Academe

COE Library holds conference on AI

In a recent conference at the UP Diliman (UPD) College of Engineering (COE) Library, an international information expert said one way for UPD to further adapt to Artificial Intelligence (AI) prevalence is to understand and manage it.

Wong Woei Fuh in his lecture, Confident AI in Academia: Building Competency, Integrity, and Smarter Research Practices from the US Institutional Experience, said AI is like a knife. It is a necessary tool that can cause great good or harm depending on how it is used.

Wong. Photo by Jefferson Villacruz, UPD Information Office

The former Web of Science expert at Thomson Reuters said, “Would you let your six-year-old kid [be left alone] in the kitchen [while] using a knife?

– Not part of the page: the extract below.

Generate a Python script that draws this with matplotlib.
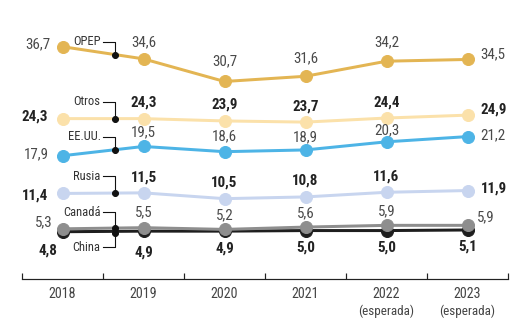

But you need a knife to cut an apple nicely, right? But then you know a six-year-old kid using a knife cutting an apple could be very, very dangerous.”

Wong said one way of bridging the gap between students who are using AI in their studies and educators who are hesitant to embrace the technology is to create a safe AI “sandbox” where both student and educator can safely engage in.

“When you bring technology into a place like a university library, you need to manage it. You need to make sure that the student and the teachers know how to use that knife in the kitchen safely but at the same time [be able to] cut the nice apple correctly,” he said.

Wong delivered his lecture on the first day of eResources Day 2026, the annual event where the COE, through the Library Faculty Committee and the COE Library, reviews and selects the electronic library resources, such as database subscriptions, that will best serve the college for the next academic year.

(From left) Library Faculty Committee Chair Louis Angelo Danao and Wong. Photo by Jefferson Villacruz, UPD Information Office

Held at the COE Library Learning Commons Building, eResources Day 2026 was turned into a conference with the theme The AI and Open Access Paradox: Navigating Complexity in Teaching and Learning.

Other lectures delivered were Practical AI Workflows for Discovery, Evidence, and Integrity by Iris Hsu, consultant from iesResearch; Forbidden Love Affair: The Core Challenges of AI in Research by Johan Jang, PhD, strategic engagement manager from Elsevier Southeast Asia, and Stronger Together, Advancing Open Access, Why and What Else? by John Morris, manager of Open Research for APAC based in Tokyo.

Hsu. Photo by Jefferson Villacruz, UPD Information Office

The second day of eResources Day 2026 was devoted to product presentations from educational materials suppliers while the third day consisted of the actual analysis and deliberations of which eResources the COE Library will acquire for the next academic year.